Frames Anomalies

Unfortunately, the two browsers that currently support frames - Netscape (NS) and Internet Explorer (IE) - are not consistent in the interpretation of the HTML involved with frames support. The page designer is faced with the choice of (1) recognizing the browser and providing different HTML for each, (2) not using some features, or (3) having his page look and act differently depending on which browser the user has.

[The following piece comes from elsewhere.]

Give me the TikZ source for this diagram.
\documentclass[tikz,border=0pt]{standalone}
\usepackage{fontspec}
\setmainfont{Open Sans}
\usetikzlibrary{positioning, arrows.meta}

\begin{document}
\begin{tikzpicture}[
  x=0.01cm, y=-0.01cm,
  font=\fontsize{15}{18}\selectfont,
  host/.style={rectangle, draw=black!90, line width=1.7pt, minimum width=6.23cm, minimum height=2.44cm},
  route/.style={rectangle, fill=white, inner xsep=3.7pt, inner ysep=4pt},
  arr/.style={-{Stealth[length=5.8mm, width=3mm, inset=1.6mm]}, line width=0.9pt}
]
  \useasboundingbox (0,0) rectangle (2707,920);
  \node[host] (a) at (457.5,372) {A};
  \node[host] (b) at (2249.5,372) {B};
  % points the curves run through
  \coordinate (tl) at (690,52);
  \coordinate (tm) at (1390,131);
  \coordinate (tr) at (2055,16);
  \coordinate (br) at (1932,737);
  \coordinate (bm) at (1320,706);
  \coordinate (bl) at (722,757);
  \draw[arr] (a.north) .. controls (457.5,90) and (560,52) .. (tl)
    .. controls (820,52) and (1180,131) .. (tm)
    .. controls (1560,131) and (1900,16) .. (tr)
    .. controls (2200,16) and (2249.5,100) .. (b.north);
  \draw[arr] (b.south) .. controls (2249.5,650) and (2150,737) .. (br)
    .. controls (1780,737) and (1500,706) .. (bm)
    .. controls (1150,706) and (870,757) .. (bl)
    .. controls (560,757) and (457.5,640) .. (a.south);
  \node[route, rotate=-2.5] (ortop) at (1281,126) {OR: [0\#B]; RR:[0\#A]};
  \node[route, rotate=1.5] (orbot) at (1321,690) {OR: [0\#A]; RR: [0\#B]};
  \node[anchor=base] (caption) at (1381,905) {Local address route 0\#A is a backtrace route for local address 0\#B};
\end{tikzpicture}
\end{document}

This document is a start at enumerating these differences. I hope that others may add to this information, and - especially - to extend the comparison beyond the small realm of frames.

Borderless frames

In the FRAMESET tag there is an attribute that will produce borderless frames for that set. Borderless frames are ones without the heavy lines that normally separate frames; the frames blend into one another. NS and IE have a different name for this attribute:

	In NS it is  BORDER=no

	In IE it is  FRAMEBORDER=no
But that is not the end of the problem. In a NS FRAMESET with BORDER=no, the frames in that set can not be resized by the user; it acts like every frame has the NORESIZE attribute specified. In IE the FRAMEBORDER=no attribute has no effect on the ability to resize.

The NOFRAME tag

My interpretation of the <NOFRAME>...</NOFRAME> tag is that it should be applicable in any HTML file that is used in a FRAMESET. It allows the designer to specify HTML statements that are comments to a frames compliant browser interpreting HTML statements while running in a frames environment. The statements are to be interpreted by a non-compliant browser or by a compliant one running in a non-frames environment. I could be wrong about the statements in red.

IE appears to follow the rules I have stated, although I have not tested it in a non-frames environment.

NS honors the NOFRAME tag only in the file containing the FRAMESET. In other files, it interprets the HTML. This has made it impossible for me to cleanly support non-compliant browsers for some things I have tried to do.